#### GIVEN REQUEST:
Reproduce exactly, with no pictures, each line from the opening of the material down through the line containing "import seaborn as sns".

## start

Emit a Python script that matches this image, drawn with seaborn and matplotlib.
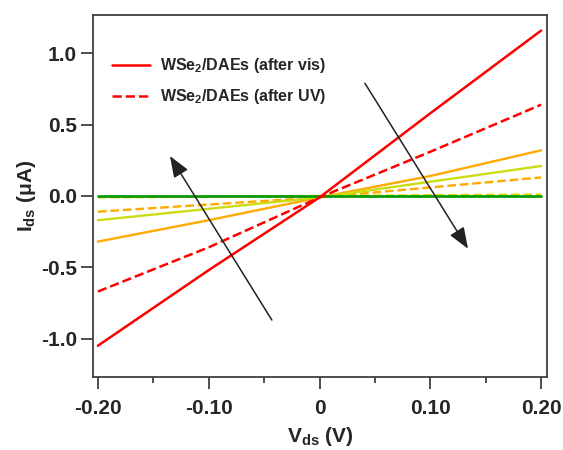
# I-V curves of WSe2/DAEs under light switching

import numpy as np
import pandas as pd
import matplotlib
matplotlib.use('Agg')
import matplotlib.pyplot as plt
import seaborn as sns

sns.set_style('white')
plt.rcParams['font.family'] = ['Liberation Sans', 'DejaVu Sans']
plt.rcParams['font.weight'] = 'bold'
plt.rcParams['mathtext.fontset'] = 'custom'
plt.rcParams['mathtext.rm'] = 'Liberation Sans:bold'
plt.rcParams['mathtext.bf'] = 'Liberation Sans:bold'
plt.rcParams['mathtext.it'] = 'Liberation Sans:bold'

# Data, V in volts, I in uA
vds = [-0.20, -0.10, 0.0, 0.10, 0.20]
i_vis = [-1.05, -0.52, -0.01, 0.58, 1.16]
i_uv = [-0.67, -0.36, -0.01, 0.31, 0.64]
i_orange = [-0.32, -0.17, -0.01, 0.14, 0.32]
i_orange_dash = [-0.11, -0.06, -0.01, 0.06, 0.13]
i_yellow = [-0.17, -0.09, -0.01, 0.10, 0.21]
i_yellow_dash = [-0.01, -0.005, 0.0, 0.005, 0.01]
i_green = [0.0, 0.0, 0.0, 0.0, 0.0]

series = [
    ('orange dashed', i_orange_dash, '#FFAA00', '--', 1.7, None),
    ('yellow dashed', i_yellow_dash, '#D4DC00', '--', 1.7, None),
    ('orange', i_orange, '#FFAA00', '-', 1.7, None),
    ('yellow', i_yellow, '#CCDC10', '-', 1.7, None),
    ('green', i_green, '#0A9A0A', '-', 2.0, None),
    ('uv', i_uv, '#FF0000', '--', 1.8, r'WSe$_2$/DAEs (after UV)'),
    ('vis', i_vis, '#FF0000', '-', 1.8, r'WSe$_2$/DAEs (after vis)'),
]

fig = plt.figure(figsize=(5.63, 4.5), dpi=100)
ax = fig.add_axes([0.165, 0.162, 0.807, 0.805])

for name, vals, col, ls, w, lab in series:
    df = pd.DataFrame({'V': vds, 'I': vals})
    sns.lineplot(data=df, x='V', y='I', color=col, linestyle=ls, lw=w,
                 label=lab, ax=ax, legend=False)

# arrows
arrow = dict(arrowstyle='-|>,head_length=1.3,head_width=0.5',
             color='#222222', lw=1.1, shrinkA=0, shrinkB=0)
ax.annotate('', xy=(-0.135, 0.28), xytext=(-0.043, -0.87), arrowprops=arrow)
ax.annotate('', xy=(0.134, -0.37), xytext=(0.041, 0.79), arrowprops=arrow)

ax.set_xlim(-0.2045, 0.2055)
ax.set_ylim(-1.27, 1.27)
ax.set_xticks([-0.2, -0.1, 0, 0.1, 0.2])
ax.set_xticklabels(['-0.20', '-0.10', '0', '0.10', '0.20'])
ax.set_xticks([-0.15, -0.05, 0.05, 0.15], minor=True)
ax.set_yticks([-1.0, -0.5, 0.0, 0.5, 1.0])
ax.set_yticklabels(['-1.0', '-0.5', '0.0', '0.5', '1.0'])
ax.tick_params(axis='both', which='major', direction='out', length=8.5, width=1.3,
               color='#404040', labelsize=15, bottom=True, left=True, pad=3)
ax.tick_params(axis='x', which='major', pad=7)
ax.tick_params(axis='x', which='minor', direction='out', length=4.5, width=1.3,
               color='#404040', bottom=True)
for lbl in ax.get_xticklabels() + ax.get_yticklabels():
    lbl.set_fontweight('bold')
for s in ax.spines.values():
    s.set_color('#404040')
    s.set_linewidth(1.3)

ax.set_xlabel(r'V$_{ds}$ (V)', fontsize=15, fontweight='bold', labelpad=5)
ax.set_ylabel(r'I$_{ds}$ (μA)', fontsize=15, fontweight='bold', labelpad=2)

h, l = ax.get_legend_handles_labels()
ax.legend(h[::-1], l[::-1], loc='upper left', frameon=False,
          prop={'size': 11.5, 'weight': 'bold'}, handlelength=2.4,
          handletextpad=0.6, bbox_to_anchor=(0.01, 0.925), labelspacing=0.75)

fig.savefig('out.png', dpi=100)
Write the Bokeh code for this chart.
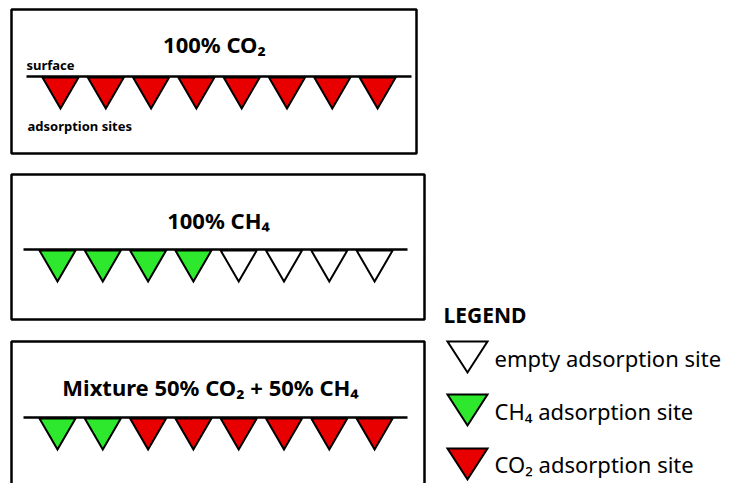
from bokeh.plotting import figure
from bokeh.models import Range1d
from bokeh.core.properties import value
from bokeh.embed import file_html
from bokeh.resources import INLINE

# ---- data ----
panel_titles = ["100% CO₂", "100% CH₄", "Mixture 50% CO₂ + 50% CH₄"]
panel1_sites = ["CO2", "CO2", "CO2", "CO2", "CO2", "CO2", "CO2", "CO2"]
panel2_sites = ["CH4", "CH4", "CH4", "CH4", "empty", "empty", "empty", "empty"]
panel3_sites = ["CH4", "CH4", "CO2", "CO2", "CO2", "CO2", "CO2", "CO2"]
legend_keys = ["empty", "CH4", "CO2"]
legend_labels = ["empty adsorption site", "CH₄ adsorption site", "CO₂ adsorption site"]
legend_title = "LEGEND"
label_surface = "surface"
label_sites = "adsorption sites"

# ---- styles / layout ----
site_colors = {"empty": "#ffffff", "CH4": "#2ee82e", "CO2": "#e80000"}
FONT = value("Noto Sans")

boxes = [(11, 9, 416, 153), (11, 174, 424, 319), (11, 341, 424, 500)]
surface_y = [76, 249, 417]
surface_x = [(26, 411), (23, 407), (23, 407)]
first_apex = [60, 57, 57]
spacing = 45.3
half_w, tri_h = 18, 31
title_x = [214, 218, 210]
title_y = [43, 219, 386]

p = figure(width=732, height=483, output_backend="svg", toolbar_location=None,
           x_range=Range1d(0, 732), y_range=Range1d(483, 0),
           x_axis_location=None, y_axis_location=None,
           min_border=0, min_border_left=0, min_border_right=0,
           min_border_top=0, min_border_bottom=0)
p.grid.visible = False
p.outline_line_color = None
p.background_fill_color = "white"
p.border_fill_color = "white"

# boxes
p.quad(left=[b[0] for b in boxes], top=[b[1] for b in boxes],
       right=[b[2] for b in boxes], bottom=[b[3] for b in boxes],
       fill_color=None, line_color="black", line_width=2.5)

# surface lines
p.segment(x0=[s[0] for s in surface_x], x1=[s[1] for s in surface_x],
          y0=surface_y, y1=surface_y, line_color="black", line_width=2.5)

# adsorption site triangles
xs, ys, cols = [], [], []
for k, sites in enumerate([panel1_sites, panel2_sites, panel3_sites]):
    for i, s in enumerate(sites):
        cx = first_apex[k] + i * spacing
        y0 = surface_y[k] + 1
        xs.append([cx - half_w, cx + half_w, cx])
        ys.append([y0, y0, y0 + tri_h])
        cols.append(site_colors[s])
p.patches(xs=xs, ys=ys, fill_color=cols, line_color="black", line_width=2,
          line_join="miter")

# titles
p.text(x=title_x, y=title_y, text=panel_titles, text_font=FONT,
       text_font_size="22px", text_font_style="bold", text_align="center",
       text_baseline="alphabetic", text_color="black")

# small labels
p.text(x=[26, 27], y=[64, 125], text=[label_surface, label_sites], text_font=FONT,
       text_font_size="13px", text_font_style="bold", text_align="left",
       text_baseline="alphabetic", text_color="black")

# legend
p.text(x=[443], y=[314], text=[legend_title], text_font=FONT,
       text_font_size="21px", text_font_style="bold", text_align="left",
       text_baseline="alphabetic", text_color="black")
leg_top = [341, 394, 448]
lxs, lys, lcols = [], [], []
for j, key in enumerate(legend_keys):
    lxs.append([447, 487, 467])
    lys.append([leg_top[j], leg_top[j], leg_top[j] + 31])
    lcols.append(site_colors[key])
p.patches(xs=lxs, ys=lys, fill_color=lcols, line_color="black", line_width=2,
          line_join="miter")
p.text(x=[494] * 3, y=[357, 410, 463], text=legend_labels, text_font=FONT,
       text_font_size="22px", text_align="left", text_baseline="alphabetic",
       text_color="black")

open("out.html", "w").write(file_html(p, INLINE))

## end

#### EXERCISE SOLUTION:
Emit a Python script that matches this image, drawn with seaborn and matplotlib.
# I-V curves of WSe2/DAEs under light switching

import numpy as np
import pandas as pd
import matplotlib
matplotlib.use('Agg')
import matplotlib.pyplot as plt
import seaborn as sns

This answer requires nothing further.